··· Dataset section ···

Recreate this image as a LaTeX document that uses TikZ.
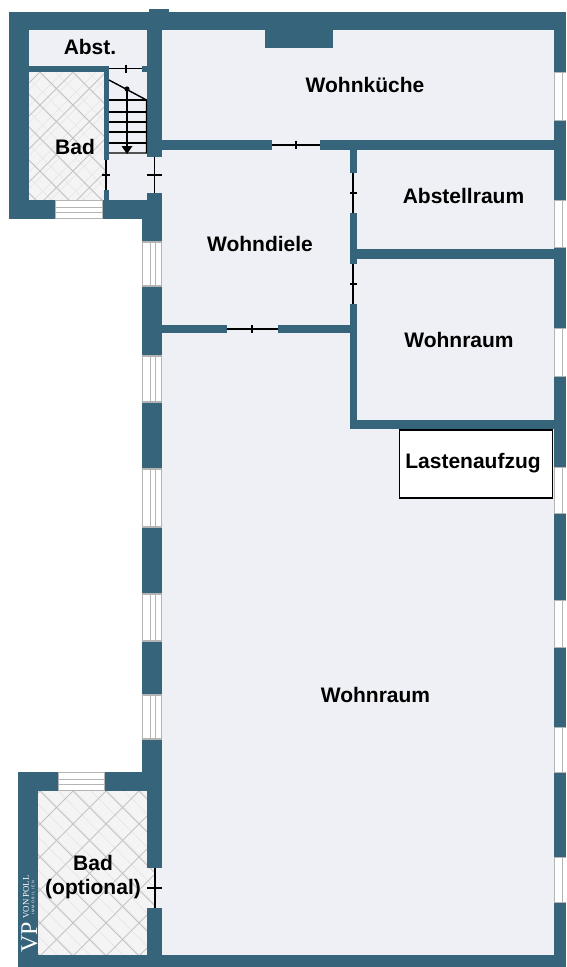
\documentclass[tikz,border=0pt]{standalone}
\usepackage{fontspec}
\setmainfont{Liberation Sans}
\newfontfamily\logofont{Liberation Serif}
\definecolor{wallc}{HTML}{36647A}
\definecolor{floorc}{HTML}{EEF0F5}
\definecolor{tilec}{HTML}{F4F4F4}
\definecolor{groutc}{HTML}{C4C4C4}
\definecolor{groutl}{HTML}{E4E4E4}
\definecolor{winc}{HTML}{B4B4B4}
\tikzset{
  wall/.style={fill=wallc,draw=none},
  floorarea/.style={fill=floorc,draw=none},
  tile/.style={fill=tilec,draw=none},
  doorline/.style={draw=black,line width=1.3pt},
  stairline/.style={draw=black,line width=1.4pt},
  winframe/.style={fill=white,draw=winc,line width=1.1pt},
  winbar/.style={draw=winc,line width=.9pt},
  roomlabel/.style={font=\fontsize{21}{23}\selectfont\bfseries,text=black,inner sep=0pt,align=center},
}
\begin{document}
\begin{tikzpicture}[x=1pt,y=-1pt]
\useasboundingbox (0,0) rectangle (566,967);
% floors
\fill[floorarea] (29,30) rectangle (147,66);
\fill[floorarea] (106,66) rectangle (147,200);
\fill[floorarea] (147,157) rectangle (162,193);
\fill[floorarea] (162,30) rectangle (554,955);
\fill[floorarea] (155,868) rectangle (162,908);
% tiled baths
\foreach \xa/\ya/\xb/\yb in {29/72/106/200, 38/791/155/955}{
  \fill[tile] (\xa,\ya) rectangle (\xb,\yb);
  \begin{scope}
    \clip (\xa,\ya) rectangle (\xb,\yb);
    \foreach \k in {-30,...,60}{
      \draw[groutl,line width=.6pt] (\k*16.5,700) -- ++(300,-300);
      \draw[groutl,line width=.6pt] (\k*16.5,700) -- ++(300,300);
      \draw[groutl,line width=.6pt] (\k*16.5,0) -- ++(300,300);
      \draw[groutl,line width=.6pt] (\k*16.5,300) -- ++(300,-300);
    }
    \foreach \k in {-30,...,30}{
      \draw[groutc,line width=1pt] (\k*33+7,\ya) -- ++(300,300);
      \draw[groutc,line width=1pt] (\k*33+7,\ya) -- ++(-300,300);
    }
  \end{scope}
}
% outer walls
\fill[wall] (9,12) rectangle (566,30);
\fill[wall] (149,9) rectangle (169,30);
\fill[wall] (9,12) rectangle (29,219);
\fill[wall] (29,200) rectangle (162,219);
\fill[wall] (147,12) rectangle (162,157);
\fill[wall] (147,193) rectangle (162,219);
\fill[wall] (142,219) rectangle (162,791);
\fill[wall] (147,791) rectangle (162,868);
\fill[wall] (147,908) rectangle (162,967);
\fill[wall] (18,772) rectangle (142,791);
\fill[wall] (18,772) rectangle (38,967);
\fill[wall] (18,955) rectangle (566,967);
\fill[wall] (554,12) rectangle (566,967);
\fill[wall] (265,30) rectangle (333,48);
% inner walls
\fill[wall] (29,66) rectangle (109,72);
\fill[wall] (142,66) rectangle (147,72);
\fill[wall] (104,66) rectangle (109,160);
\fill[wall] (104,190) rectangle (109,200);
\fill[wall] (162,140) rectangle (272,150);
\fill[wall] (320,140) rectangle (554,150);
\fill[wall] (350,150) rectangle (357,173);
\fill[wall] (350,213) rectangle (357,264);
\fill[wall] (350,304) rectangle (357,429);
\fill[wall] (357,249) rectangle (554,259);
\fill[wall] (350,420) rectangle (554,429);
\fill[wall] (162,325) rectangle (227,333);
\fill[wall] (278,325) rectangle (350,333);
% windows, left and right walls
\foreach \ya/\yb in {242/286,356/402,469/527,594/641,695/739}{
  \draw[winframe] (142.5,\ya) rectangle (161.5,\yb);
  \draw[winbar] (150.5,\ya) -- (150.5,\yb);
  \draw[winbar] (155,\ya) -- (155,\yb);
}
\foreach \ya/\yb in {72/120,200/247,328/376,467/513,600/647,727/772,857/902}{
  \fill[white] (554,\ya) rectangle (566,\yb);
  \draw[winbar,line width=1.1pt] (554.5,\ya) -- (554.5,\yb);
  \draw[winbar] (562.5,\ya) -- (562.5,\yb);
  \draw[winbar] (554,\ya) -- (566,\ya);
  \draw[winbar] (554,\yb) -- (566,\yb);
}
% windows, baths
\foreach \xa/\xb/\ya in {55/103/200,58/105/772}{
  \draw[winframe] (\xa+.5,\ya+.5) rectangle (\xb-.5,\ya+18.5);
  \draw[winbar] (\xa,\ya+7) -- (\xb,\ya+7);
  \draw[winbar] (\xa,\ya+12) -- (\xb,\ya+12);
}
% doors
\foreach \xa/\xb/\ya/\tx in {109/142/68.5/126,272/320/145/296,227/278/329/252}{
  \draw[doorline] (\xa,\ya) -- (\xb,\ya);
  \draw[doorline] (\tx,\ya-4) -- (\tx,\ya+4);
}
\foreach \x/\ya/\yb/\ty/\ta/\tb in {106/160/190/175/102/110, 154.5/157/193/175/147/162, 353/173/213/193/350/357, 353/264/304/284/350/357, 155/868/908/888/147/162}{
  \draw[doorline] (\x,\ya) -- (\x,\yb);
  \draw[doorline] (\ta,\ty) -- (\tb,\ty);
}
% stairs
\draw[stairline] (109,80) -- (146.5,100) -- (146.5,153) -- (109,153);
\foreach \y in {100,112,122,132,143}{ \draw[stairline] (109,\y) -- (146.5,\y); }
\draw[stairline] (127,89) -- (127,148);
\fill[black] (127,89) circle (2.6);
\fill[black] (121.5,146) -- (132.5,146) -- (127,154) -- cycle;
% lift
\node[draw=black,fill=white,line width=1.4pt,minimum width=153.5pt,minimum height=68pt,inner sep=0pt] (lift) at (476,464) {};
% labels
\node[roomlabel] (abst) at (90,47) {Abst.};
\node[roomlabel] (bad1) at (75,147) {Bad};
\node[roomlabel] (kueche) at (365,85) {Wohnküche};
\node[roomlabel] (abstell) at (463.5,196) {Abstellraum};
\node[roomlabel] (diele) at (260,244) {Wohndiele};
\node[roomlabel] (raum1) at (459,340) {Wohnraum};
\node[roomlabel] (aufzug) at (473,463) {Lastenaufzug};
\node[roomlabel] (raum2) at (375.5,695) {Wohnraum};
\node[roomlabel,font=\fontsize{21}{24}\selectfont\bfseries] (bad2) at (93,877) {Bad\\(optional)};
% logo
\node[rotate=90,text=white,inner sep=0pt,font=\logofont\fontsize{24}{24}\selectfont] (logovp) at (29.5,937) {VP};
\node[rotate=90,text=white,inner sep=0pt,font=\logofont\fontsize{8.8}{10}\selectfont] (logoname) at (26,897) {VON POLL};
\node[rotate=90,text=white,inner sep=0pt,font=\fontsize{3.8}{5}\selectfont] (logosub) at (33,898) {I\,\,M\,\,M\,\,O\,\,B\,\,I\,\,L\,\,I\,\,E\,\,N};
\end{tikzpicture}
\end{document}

···

**Your goal:**
Leave out the pictures and output the rest of the material exactly as written.

**Solution to this problem:**
Recreate this image as a LaTeX document that uses TikZ.
\documentclass[tikz,border=0pt]{standalone}
\usepackage{fontspec}
\setmainfont{Liberation Sans}
\newfontfamily\logofont{Liberation Serif}
\definecolor{wallc}{HTML}{36647A}
\definecolor{floorc}{HTML}{EEF0F5}
\definecolor{tilec}{HTML}{F4F4F4}
\definecolor{groutc}{HTML}{C4C4C4}
\definecolor{groutl}{HTML}{E4E4E4}
\definecolor{winc}{HTML}{B4B4B4}
\tikzset{
  wall/.style={fill=wallc,draw=none},
  floorarea/.style={fill=floorc,draw=none},
  tile/.style={fill=tilec,draw=none},
  doorline/.style={draw=black,line width=1.3pt},
  stairline/.style={draw=black,line width=1.4pt},
  winframe/.style={fill=white,draw=winc,line width=1.1pt},
  winbar/.style={draw=winc,line width=.9pt},
  roomlabel/.style={font=\fontsize{21}{23}\selectfont\bfseries,text=black,inner sep=0pt,align=center},
}
\begin{document}
\begin{tikzpicture}[x=1pt,y=-1pt]
\useasboundingbox (0,0) rectangle (566,967);
% floors
\fill[floorarea] (29,30) rectangle (147,66);
\fill[floorarea] (106,66) rectangle (147,200);
\fill[floorarea] (147,157) rectangle (162,193);
\fill[floorarea] (162,30) rectangle (554,955);
\fill[floorarea] (155,868) rectangle (162,908);
% tiled baths
\foreach \xa/\ya/\xb/\yb in {29/72/106/200, 38/791/155/955}{
  \fill[tile] (\xa,\ya) rectangle (\xb,\yb);
  \begin{scope}
    \clip (\xa,\ya) rectangle (\xb,\yb);
    \foreach \k in {-30,...,60}{
      \draw[groutl,line width=.6pt] (\k*16.5,700) -- ++(300,-300);
      \draw[groutl,line width=.6pt] (\k*16.5,700) -- ++(300,300);
      \draw[groutl,line width=.6pt] (\k*16.5,0) -- ++(300,300);
      \draw[groutl,line width=.6pt] (\k*16.5,300) -- ++(300,-300);
    }
    \foreach \k in {-30,...,30}{
      \draw[groutc,line width=1pt] (\k*33+7,\ya) -- ++(300,300);
      \draw[groutc,line width=1pt] (\k*33+7,\ya) -- ++(-300,300);
    }
  \end{scope}
}
% outer walls
\fill[wall] (9,12) rectangle (566,30);
\fill[wall] (149,9) rectangle (169,30);
\fill[wall] (9,12) rectangle (29,219);
\fill[wall] (29,200) rectangle (162,219);
\fill[wall] (147,12) rectangle (162,157);
\fill[wall] (147,193) rectangle (162,219);
\fill[wall] (142,219) rectangle (162,791);
\fill[wall] (147,791) rectangle (162,868);
\fill[wall] (147,908) rectangle (162,967);
\fill[wall] (18,772) rectangle (142,791);
\fill[wall] (18,772) rectangle (38,967);
\fill[wall] (18,955) rectangle (566,967);
\fill[wall] (554,12) rectangle (566,967);
\fill[wall] (265,30) rectangle (333,48);
% inner walls
\fill[wall] (29,66) rectangle (109,72);
\fill[wall] (142,66) rectangle (147,72);
\fill[wall] (104,66) rectangle (109,160);
\fill[wall] (104,190) rectangle (109,200);
\fill[wall] (162,140) rectangle (272,150);
\fill[wall] (320,140) rectangle (554,150);
\fill[wall] (350,150) rectangle (357,173);
\fill[wall] (350,213) rectangle (357,264);
\fill[wall] (350,304) rectangle (357,429);
\fill[wall] (357,249) rectangle (554,259);
\fill[wall] (350,420) rectangle (554,429);
\fill[wall] (162,325) rectangle (227,333);
\fill[wall] (278,325) rectangle (350,333);
% windows, left and right walls
\foreach \ya/\yb in {242/286,356/402,469/527,594/641,695/739}{
  \draw[winframe] (142.5,\ya) rectangle (161.5,\yb);
  \draw[winbar] (150.5,\ya) -- (150.5,\yb);
  \draw[winbar] (155,\ya) -- (155,\yb);
}
\foreach \ya/\yb in {72/120,200/247,328/376,467/513,600/647,727/772,857/902}{
  \fill[white] (554,\ya) rectangle (566,\yb);
  \draw[winbar,line width=1.1pt] (554.5,\ya) -- (554.5,\yb);
  \draw[winbar] (562.5,\ya) -- (562.5,\yb);
  \draw[winbar] (554,\ya) -- (566,\ya);
  \draw[winbar] (554,\yb) -- (566,\yb);
}
% windows, baths
\foreach \xa/\xb/\ya in {55/103/200,58/105/772}{
  \draw[winframe] (\xa+.5,\ya+.5) rectangle (\xb-.5,\ya+18.5);
  \draw[winbar] (\xa,\ya+7) -- (\xb,\ya+7);
  \draw[winbar] (\xa,\ya+12) -- (\xb,\ya+12);
}
% doors
\foreach \xa/\xb/\ya/\tx in {109/142/68.5/126,272/320/145/296,227/278/329/252}{
  \draw[doorline] (\xa,\ya) -- (\xb,\ya);
  \draw[doorline] (\tx,\ya-4) -- (\tx,\ya+4);
}
\foreach \x/\ya/\yb/\ty/\ta/\tb in {106/160/190/175/102/110, 154.5/157/193/175/147/162, 353/173/213/193/350/357, 353/264/304/284/350/357, 155/868/908/888/147/162}{
  \draw[doorline] (\x,\ya) -- (\x,\yb);
  \draw[doorline] (\ta,\ty) -- (\tb,\ty);
}
% stairs
\draw[stairline] (109,80) -- (146.5,100) -- (146.5,153) -- (109,153);
\foreach \y in {100,112,122,132,143}{ \draw[stairline] (109,\y) -- (146.5,\y); }
\draw[stairline] (127,89) -- (127,148);
\fill[black] (127,89) circle (2.6);
\fill[black] (121.5,146) -- (132.5,146) -- (127,154) -- cycle;
% lift
\node[draw=black,fill=white,line width=1.4pt,minimum width=153.5pt,minimum height=68pt,inner sep=0pt] (lift) at (476,464) {};
% labels
\node[roomlabel] (abst) at (90,47) {Abst.};
\node[roomlabel] (bad1) at (75,147) {Bad};
\node[roomlabel] (kueche) at (365,85) {Wohnküche};
\node[roomlabel] (abstell) at (463.5,196) {Abstellraum};
\node[roomlabel] (diele) at (260,244) {Wohndiele};
\node[roomlabel] (raum1) at (459,340) {Wohnraum};
\node[roomlabel] (aufzug) at (473,463) {Lastenaufzug};
\node[roomlabel] (raum2) at (375.5,695) {Wohnraum};
\node[roomlabel,font=\fontsize{21}{24}\selectfont\bfseries] (bad2) at (93,877) {Bad\\(optional)};
% logo
\node[rotate=90,text=white,inner sep=0pt,font=\logofont\fontsize{24}{24}\selectfont] (logovp) at (29.5,937) {VP};
\node[rotate=90,text=white,inner sep=0pt,font=\logofont\fontsize{8.8}{10}\selectfont] (logoname) at (26,897) {VON POLL};
\node[rotate=90,text=white,inner sep=0pt,font=\fontsize{3.8}{5}\selectfont] (logosub) at (33,898) {I\,\,M\,\,M\,\,O\,\,B\,\,I\,\,L\,\,I\,\,E\,\,N};
\end{tikzpicture}
\end{document}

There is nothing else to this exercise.